On estime que 15 % des couples sont confrontés à des problèmes
d’infertilité et que la responsabilité en est masculine une fois
sur deux. Pour la moitié encore de ces hommes la cause en est
inconnue (« stérilité » idiopathique). Divers traitements
empiriques sont proposés pour améliorer cette situation.
Pour se faire une idée rationnelle de ces options thérapeutiques,
il a été procédé à une revue systématique de la littérature (à
partir de MEDLINE, Embase, LILACS, Cochrane library) qui a retenu
61 articles publiés entre 1990 et 2017, dont 59 concernaient des
essais randomisés contrôlés et deux des études comparatives non
randomisées. Les résultats poolés suggèrent que la pentoxyfilline,
le coenzyme Q10, la L-carnitine, la FSH (follicle-stimulating
hormone), le tamoxifène et la kallicréine sont capables de modifier
favorablement les paramètres du spermogramme.
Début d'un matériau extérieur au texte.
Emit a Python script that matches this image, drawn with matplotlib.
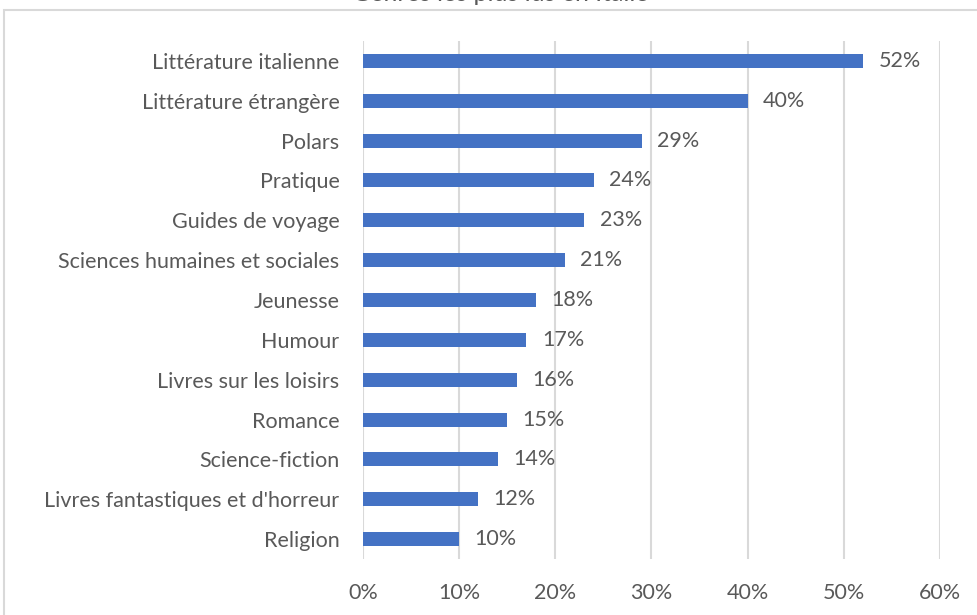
import matplotlib.pyplot as plt
import matplotlib.patches as mpatches

# Data (top to bottom as shown)
genres = ["Littérature italienne", "Littérature étrangère", "Polars", "Pratique",
          "Guides de voyage", "Sciences humaines et sociales", "Jeunesse", "Humour",
          "Livres sur les loisirs", "Romance", "Science-fiction",
          "Livres fantastiques et d'horreur", "Religion"]
values = [52, 40, 29, 24, 23, 21, 18, 17, 16, 15, 14, 12, 10]
ticks = [0, 10, 20, 30, 40, 50, 60]

plt.rcParams['font.family'] = ['Lato', 'DejaVu Sans']
txt = '#595959'
fs = 15.5

fig = plt.figure(figsize=(9.78, 6.15), dpi=100)
ax = fig.add_axes([363/978, 1 - 559/615, 577/978, 518/615])

# Chart area border (partly outside the picture)
fig.patches.append(mpatches.Rectangle((4/978, -0.1), 1.2, 1 - 10/615 + 0.1,
                                      transform=fig.transFigure, fill=False,
                                      edgecolor='#d9d9d9', lw=1.5))

# Title, cut off at the top
fig.text(0.512, 1 - 1/615, "Genres les plus lus en Italie", ha='center',
         va='baseline', fontsize=18, color=txt)

y = list(range(len(genres)))
ax.barh(y, values, height=0.35, color='#4472C4', zorder=3)
for yi, v in zip(y, values):
    ax.text(v + 1.6, yi, f"{v}%", va='center', ha='left', fontsize=fs, color=txt)

ax.set_xlim(0, 60)
ax.set_ylim(len(genres) - 0.5, -0.5)
ax.set_xticks(ticks)
ax.set_xticklabels([f"{t}%" for t in ticks], fontsize=fs, color=txt)
ax.set_yticks(y)
ax.set_yticklabels(genres, fontsize=fs, color=txt)
ax.tick_params(length=0)
ax.tick_params(axis='x', pad=17)
ax.tick_params(axis='y', pad=17)
ax.grid(axis='x', color='#d9d9d9', lw=1.5, zorder=0)
for s in ax.spines.values():
    s.set_visible(False)

fig.savefig("out.png", dpi=100)
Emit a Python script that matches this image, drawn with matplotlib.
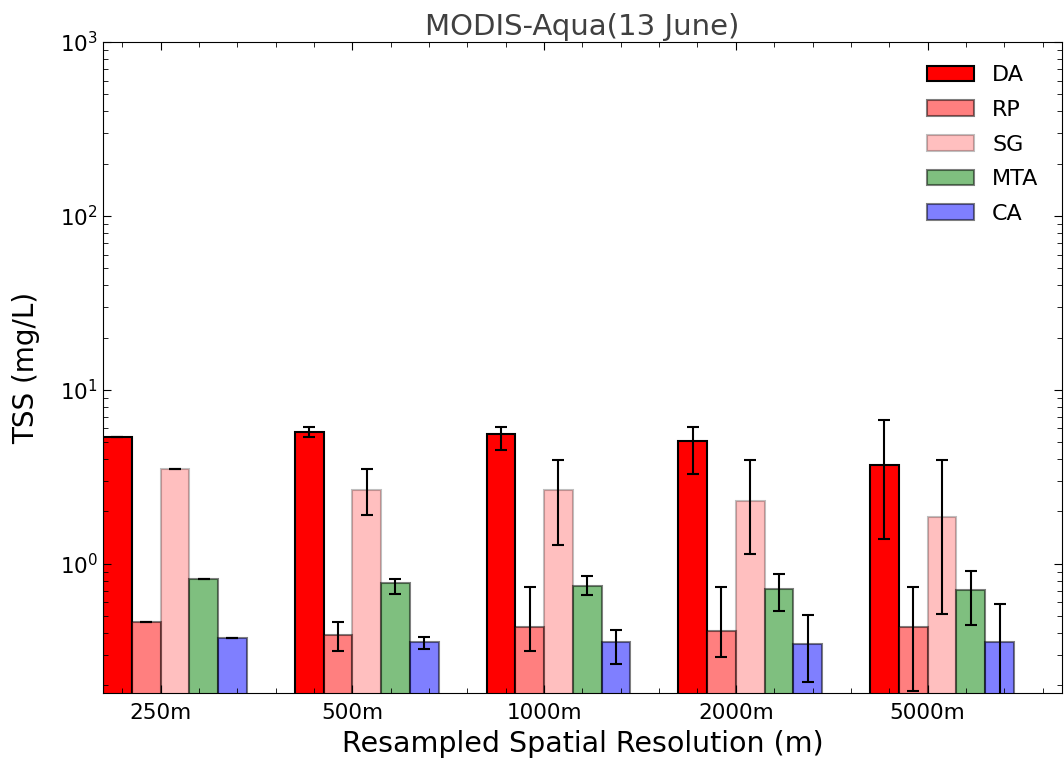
import numpy as np
import matplotlib
matplotlib.use('Agg')
import matplotlib.pyplot as plt

# TSS per method at each resampled resolution
resolutions = ['250m', '500m', '1000m', '2000m', '5000m']
methods = ['DA', 'RP', 'SG', 'MTA', 'CA']

da = [5.39, 5.76, 5.59, 5.11, 3.72]
rp = [0.464, 0.389, 0.433, 0.410, 0.433]
sg = [3.52, 2.66, 2.66, 2.31, 1.87]
mta = [0.817, 0.774, 0.747, 0.721, 0.709]
ca = [0.376, 0.356, 0.356, 0.344, 0.356]

# lower / upper error lengths
da_lo = [0, 0.37, 1.07, 1.83, 2.33]
da_hi = [0, 0.37, 0.54, 1.02, 2.98]
rp_lo = [0, 0.074, 0.118, 0.117, 0.248]
rp_hi = [0, 0.075, 0.301, 0.324, 0.301]
sg_lo = [0, 0.755, 1.37, 1.17, 1.354]
sg_hi = [0, 0.87, 1.28, 1.63, 2.07]
mta_lo = [0, 0.102, 0.086, 0.186, 0.261]
mta_hi = [0, 0.043, 0.099, 0.155, 0.199]
ca_lo = [0, 0.030, 0.092, 0.134, 0.30]
ca_hi = [0, 0.026, 0.061, 0.163, 0.228]

plt.rcParams['xtick.direction'] = 'in'
plt.rcParams['ytick.direction'] = 'in'
plt.rcParams['xtick.top'] = True
plt.rcParams['ytick.right'] = True
plt.rcParams['xtick.major.size'] = 6
plt.rcParams['ytick.major.size'] = 6
plt.rcParams['xtick.minor.size'] = 3.5
plt.rcParams['ytick.minor.size'] = 3.5

fig = plt.figure(figsize=(10.64, 7.66), dpi=100)
ax = fig.add_axes([0.0968, 0.0953, 0.9012, 0.8499])

ind = np.arange(len(resolutions))
width = 0.15

series = [
    (da, da_lo, da_hi, 'red', 1.0),
    (rp, rp_lo, rp_hi, 'red', 0.5),
    (sg, sg_lo, sg_hi, 'red', 0.25),
    (mta, mta_lo, mta_hi, 'green', 0.5),
    (ca, ca_lo, ca_hi, 'blue', 0.5),
]

err_kw = dict(ecolor='black', elinewidth=1.5, capsize=4, capthick=1.5)
for k, (vals, lo, hi, col, a) in enumerate(series):
    ax.bar(ind + k * width, vals, width, align='edge', color=col, alpha=a,
           edgecolor='black', linewidth=1.5, label=methods[k])
    ax.errorbar(ind + k * width + width / 2, vals, yerr=[lo, hi], fmt='none',
                **err_kw)

ax.set_yscale('log')
ax.set_ylim(0.181, 1000)
ax.set_xlim(0, 5)
ax.set_xticks(ind + 2 * width)
ax.set_xticklabels(resolutions)
ax.minorticks_on()
ax.tick_params(labelsize=15.5)
ax.tick_params(axis='x', pad=7)

ax.set_title('MODIS-Aqua(13 June)', fontsize=21, color='#404040', pad=5)
ax.set_ylabel('TSS (mg/L)', fontsize=20, labelpad=14)
ax.set_xlabel('Resampled Spatial Resolution (m)', fontsize=20.5, labelpad=5)

ax.legend(loc='upper right', frameon=False, fontsize=16, handlelength=2.15,
          labelspacing=0.66, borderaxespad=0.65, handletextpad=0.8)

fig.savefig('out.png', dpi=100)
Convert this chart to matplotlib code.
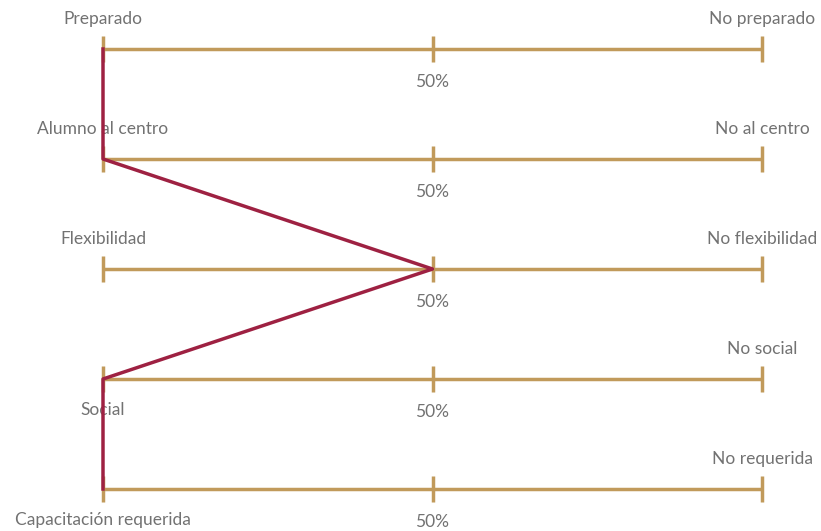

D’autres
approches médicales ou nutritionnelles ont été identifiées comme
pouvant elles aussi améliorer la qualité du sperme mais il
s’agissait d’études individuelles limitées avec des biais
méthodologiques.
Par ailleurs, le critère principal de jugement dans ces différents essais était le plus souvent les améliorations du spermogramme et non l’accouchement d’enfants vivants. Or, les premières n’entraînent pas forcément les secondes, loin s’en faut.
Amélioration du spermogramme ne signifie pas grossesse…
Si l’on ajoute que les auteurs ont eu plus tendance à publier des résultats positifs que négatifs et que la fréquente hétérogénéité des résultats se traduit par un léger chevauchement des intervalles de confiance, il convient d’interpréter les dits résultats avec une extrême prudence car la certitude de la preuve est jugée comme « très faible », notamment en ce qui concerne la survenue de grossesses et de naissances vivantes.
C’est souligner la nécessité d’études bien conçues, puissantes, prospectives, randomisées, avec comparaison à un placebo, où l’évaluation de l’efficacité du traitement médical ou des suppléments alimentaires doit se faire non seulement sur l’évolution de l’oligoasthénospermie, mais aussi sur les grossesses et les naissances. Dans ces essais, doivent être pris en compte le mode de vie, les contraintes, l’activité physique, la qualité du sommeil, le régime alimentaire, les mesures hygiéno-diététiques (alcool, tabac). C’est une tâche monumentale pour un résultat qui risque d’être peu évident ; il faut néanmoins continuer à stimuler les chercheurs pour qu’ils multiplient les essais cliniques, avec l’espoir d’identifier un sous-groupe d’hommes infertiles qui pourraient bénéficier de tel ou tel traitement médical et nutritionnel tout en permettant un ciblage plus précis de ce qu’est vraiment la stérilité masculine idiopathique.